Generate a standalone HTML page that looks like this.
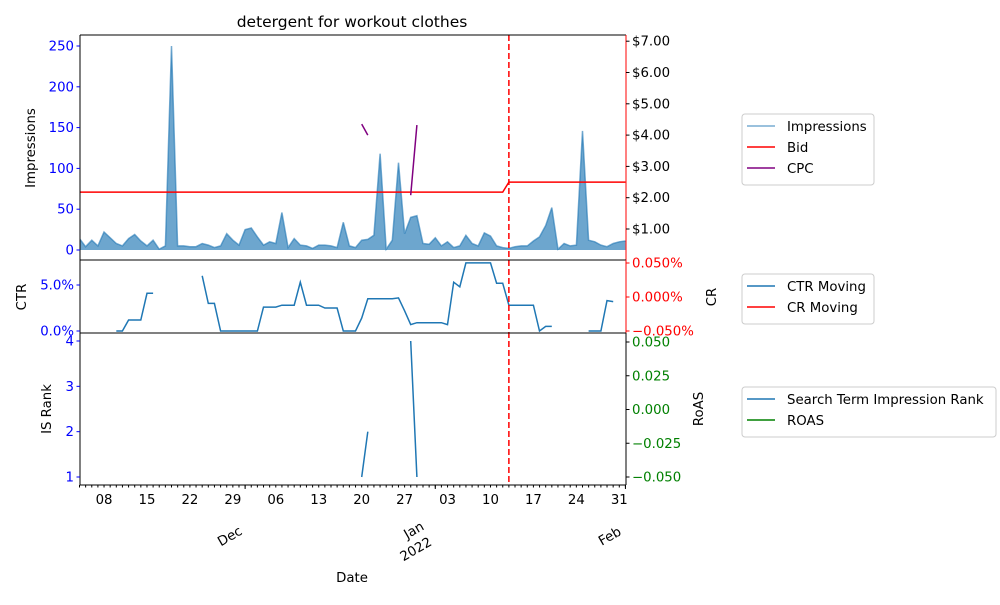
<!DOCTYPE html>
<html><head><meta charset="utf-8"><style>
body{margin:0;background:#fff;}
svg{font-family:"DejaVu Sans","Liberation Sans",sans-serif;}
</style></head><body>
<svg id="c" width="1000" height="600" xmlns="http://www.w3.org/2000/svg"></svg>
<script>
const startDate = "2021-11-04";
const impressions = [14,4,12,5,22,15,8,5,14,19,11,5,12,1,5,250,5,5,4,4,8,6,3,5,20,12,6,25,27,16,6,10,8,46,3,14,6,5,2,6,6,5,3,34,5,3,12,13,18,118,1,12,107,20,40,42,8,7,15,5,10,3,5,18,8,5,21,17,5,3,2,4,5,5,11,16,30,52,1,8,5,6,146,12,10,6,4,8,10,11];
const bid = [];
for (let i=0;i<90;i++) bid.push(i<70?2.18:2.50);
const cpc = new Array(90).fill(null);
cpc[46]=4.35; cpc[47]=4.0; cpc[54]=2.08; cpc[55]=4.32;
const ctr = [null,null,null,null,null,null,0,0,1.2,1.2,1.2,4.1,4.1,null,null,null,null,null,null,null,6.0,3.0,3.0,0,0,0,0,0,0,0,2.6,2.6,2.6,2.8,2.8,2.8,5.3,2.8,2.8,2.8,2.5,2.5,2.5,0,0,0,1.4,3.5,3.5,3.5,3.5,3.5,3.6,2.2,0.7,0.9,0.9,0.9,0.9,0.9,0.7,5.3,4.8,7.4,7.4,7.4,7.4,7.4,5.2,5.2,2.8,2.8,2.8,2.8,2.8,0,0.5,0.5,null,null,null,null,null,0,0,0,3.3,3.2];
const isRank = new Array(90).fill(null);
isRank[46]=1; isRank[47]=2; isRank[54]=4; isRank[55]=1;
const dayLabels = [[4,"08"],[11,"15"],[18,"22"],[25,"29"],[32,"06"],[39,"13"],[46,"20"],[53,"27"],[60,"03"],[67,"10"],[74,"17"],[81,"24"],[88,"31"]];
const monthTicks = [27,58,89];
const impTicks = [0,50,100,150,200,250];
const bidTicks = [1,2,3,4,5,6,7];
const ctrTicks = [0,5];
const crTicks = [0.05,0,-0.05];
const rankTicks = [1,2,3,4];
const roasTicks = [0.05,0.025,0,-0.025,-0.05];
const cutoffDay = 70;

const svg=document.getElementById('c');
const NS="http://www.w3.org/2000/svg";
function el(t,a,p){const e=document.createElementNS(NS,t);for(const k in a)e.setAttribute(k,a[k]);(p||svg).appendChild(e);return e;}
function tx(x,y,s,a){const e=el('text',Object.assign({x:x,y:y,'font-size':13.3,fill:'#000'},a||{}));e.textContent=s;return e;}
const X0=80,X1=626;
const xs=i=>79.5+i*6.134;
const yImp=v=>250-v*0.816;
const yBid=v=>260.3-v*31.3;
const yCtr=v=>331-v*9.2;
const yCr=v=>297-v*680;
const yRank=v=>477-(v-1)*45.33;
const yRoas=v=>409.5-v*1350;

function path(arr,fx,fy,attrs,name){
  let d='',pen=false;
  arr.forEach((v,i)=>{if(v===null){pen=false;return;}d+=(pen?'L':'M')+fx(i).toFixed(1)+','+fy(v).toFixed(1);pen=true;});
  const p=el('path',Object.assign({d:d,fill:'none'},attrs));
  
  
  return p;
}
const defs=el('defs',{});
const cp=el('clipPath',{id:'cl'},defs);el('rect',{x:X0,y:35,width:X1-X0,height:450},cp);
const g=el('g',{'clip-path':'url(#cl)'});

let ad='M'+xs(0)+','+yImp(0);
impressions.forEach((v,i)=>{ad+='L'+xs(i).toFixed(1)+','+yImp(v).toFixed(1);});
ad+='L'+xs(89)+','+yImp(0)+'Z';
const area=el('path',{d:ad,fill:'#1f77b4','fill-opacity':0.65},g);


g.appendChild(path(impressions,xs,yImp,{stroke:'#1f77b4','stroke-opacity':0.6,'stroke-width':1.5},'impressions-line'));
g.appendChild(path(bid,xs,yBid,{stroke:'#ff0000','stroke-width':1.5},'bid-line'));
g.appendChild(path(cpc,xs,yBid,{stroke:'#800080','stroke-width':1.5},'cpc-line'));
g.appendChild(path(ctr,xs,yCtr,{stroke:'#1f77b4','stroke-width':1.5},'ctr-moving-line'));
g.appendChild(path(isRank,xs,yRank,{stroke:'#1f77b4','stroke-width':1.5},'is-rank-line'));
const vl=el('line',{x1:xs(cutoffDay),x2:xs(cutoffDay),y1:35,y2:485,stroke:'#ff0000','stroke-width':1.5,'stroke-dasharray':'6,3'});


[[35,260],[260,333],[333,485]].forEach(([a,b],k)=>{
  el('line',{x1:X0,x2:X0,y1:a,y2:b,stroke:'#000'});
  el('line',{x1:X0,x2:X1,y1:a,y2:a,stroke:'#000'});
  el('line',{x1:X0,x2:X1,y1:b,y2:b,stroke:'#000'});
  el('line',{x1:X1,x2:X1,y1:a,y2:b,stroke:k<2?'#ff0000':'#000'});
});
function lt(y,c,s){el('line',{x1:X0-3.5,x2:X0,y1:y,y2:y,stroke:c});tx(X0-6,y+4.5,s,{'text-anchor':'end',fill:c});}
function rt(y,c,s){el('line',{x1:X1,x2:X1+3.5,y1:y,y2:y,stroke:c=='#008000'?'#000':c});tx(X1+6,y+4.5,s,{fill:c});}
impTicks.forEach(v=>lt(yImp(v),'#0000ff',String(v)));
bidTicks.forEach(v=>rt(yBid(v),'#000','$'+v.toFixed(2)));
ctrTicks.forEach(v=>lt(yCtr(v),'#0000ff',v.toFixed(1)+'%'));
crTicks.forEach(v=>rt(yCr(v),'#ff0000',(v<0?'\u22120.050':v.toFixed(3))+'%'));
rankTicks.forEach(v=>lt(yRank(v),'#0000ff',String(v)));
roasTicks.forEach(v=>rt(yRoas(v),'#008000',(v<0?'\u2212'+(-v).toFixed(3):v.toFixed(3))));
for(let i=0;i<90;i++){el('line',{x1:xs(i),x2:xs(i),y1:485,y2:487.5,stroke:'#000'});}
monthTicks.forEach(i=>el('line',{x1:xs(i),x2:xs(i),y1:485,y2:489,stroke:'#000'}));
dayLabels.forEach(([i,s])=>tx(xs(i),504,s,{'text-anchor':'middle'}));
tx(232,540,'Dec',{transform:'rotate(-30 232 540)','text-anchor':'middle'});
tx(416,534,'Jan',{transform:'rotate(-30 416 534)','text-anchor':'middle'});
tx(418,553,'2022',{transform:'rotate(-30 418 553)','text-anchor':'middle'});
tx(612,540,'Feb',{transform:'rotate(-30 612 540)','text-anchor':'middle'});
tx(352,582,'Date',{'text-anchor':'middle'});
tx(352,27,'detergent for workout clothes',{'text-anchor':'middle','font-size':15.5});
tx(35,148,'Impressions',{transform:'rotate(-90 35 148)','text-anchor':'middle'});
tx(26,297,'CTR',{transform:'rotate(-90 26 297)','text-anchor':'middle'});
tx(51,409,'IS Rank',{transform:'rotate(-90 51 409)','text-anchor':'middle'});
tx(716,297,'CR',{transform:'rotate(-90 716 297)','text-anchor':'middle'});
tx(703,409,'RoAS',{transform:'rotate(-90 703 409)','text-anchor':'middle'});
function legend(x,y,w,items,name){
  const lg=el('g',{});
  el('rect',{x:x,y:y,width:w,height:items.length*21+8,rx:3,fill:'#fff',stroke:'#ccc'},lg);
  items.forEach(([c,s,op],k)=>{const yy=y+12+k*21;
    el('line',{x1:x+5,x2:x+33,y1:yy,y2:yy,stroke:c,'stroke-width':1.5,'stroke-opacity':op||1},lg);
    const t=el('text',{x:x+45,y:yy+5,'font-size':13.3,fill:'#000'},lg);t.textContent=s;});
}
legend(742,114,132,[['#1f77b4','Impressions',0.6],['#ff0000','Bid'],['#800080','CPC']],'legend-top');
legend(742,274,132,[['#1f77b4','CTR Moving'],['#ff0000','CR Moving']],'legend-middle');
legend(742,387,254,[['#1f77b4','Search Term Impression Rank'],['#008000','ROAS']],'legend-bottom');
</script>
</body></html>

> [STATED TASK]:
Would you reproduce the lines above, from the very first through the line containing "const yRoas=v=>409.5-v*1350;", exactly and without the pictures?

> [COMPLETE ANSWER]:
Generate a standalone HTML page that looks like this.
<!DOCTYPE html>
<html><head><meta charset="utf-8"><style>
body{margin:0;background:#fff;}
svg{font-family:"DejaVu Sans","Liberation Sans",sans-serif;}
</style></head><body>
<svg id="c" width="1000" height="600" xmlns="http://www.w3.org/2000/svg"></svg>
<script>
const startDate = "2021-11-04";
const impressions = [14,4,12,5,22,15,8,5,14,19,11,5,12,1,5,250,5,5,4,4,8,6,3,5,20,12,6,25,27,16,6,10,8,46,3,14,6,5,2,6,6,5,3,34,5,3,12,13,18,118,1,12,107,20,40,42,8,7,15,5,10,3,5,18,8,5,21,17,5,3,2,4,5,5,11,16,30,52,1,8,5,6,146,12,10,6,4,8,10,11];
const bid = [];
for (let i=0;i<90;i++) bid.push(i<70?2.18:2.50);
const cpc = new Array(90).fill(null);
cpc[46]=4.35; cpc[47]=4.0; cpc[54]=2.08; cpc[55]=4.32;
const ctr = [null,null,null,null,null,null,0,0,1.2,1.2,1.2,4.1,4.1,null,null,null,null,null,null,null,6.0,3.0,3.0,0,0,0,0,0,0,0,2.6,2.6,2.6,2.8,2.8,2.8,5.3,2.8,2.8,2.8,2.5,2.5,2.5,0,0,0,1.4,3.5,3.5,3.5,3.5,3.5,3.6,2.2,0.7,0.9,0.9,0.9,0.9,0.9,0.7,5.3,4.8,7.4,7.4,7.4,7.4,7.4,5.2,5.2,2.8,2.8,2.8,2.8,2.8,0,0.5,0.5,null,null,null,null,null,0,0,0,3.3,3.2];
const isRank = new Array(90).fill(null);
isRank[46]=1; isRank[47]=2; isRank[54]=4; isRank[55]=1;
const dayLabels = [[4,"08"],[11,"15"],[18,"22"],[25,"29"],[32,"06"],[39,"13"],[46,"20"],[53,"27"],[60,"03"],[67,"10"],[74,"17"],[81,"24"],[88,"31"]];
const monthTicks = [27,58,89];
const impTicks = [0,50,100,150,200,250];
const bidTicks = [1,2,3,4,5,6,7];
const ctrTicks = [0,5];
const crTicks = [0.05,0,-0.05];
const rankTicks = [1,2,3,4];
const roasTicks = [0.05,0.025,0,-0.025,-0.05];
const cutoffDay = 70;

const svg=document.getElementById('c');
const NS="http://www.w3.org/2000/svg";
function el(t,a,p){const e=document.createElementNS(NS,t);for(const k in a)e.setAttribute(k,a[k]);(p||svg).appendChild(e);return e;}
function tx(x,y,s,a){const e=el('text',Object.assign({x:x,y:y,'font-size':13.3,fill:'#000'},a||{}));e.textContent=s;return e;}
const X0=80,X1=626;
const xs=i=>79.5+i*6.134;
const yImp=v=>250-v*0.816;
const yBid=v=>260.3-v*31.3;
const yCtr=v=>331-v*9.2;
const yCr=v=>297-v*680;
const yRank=v=>477-(v-1)*45.33;
const yRoas=v=>409.5-v*1350;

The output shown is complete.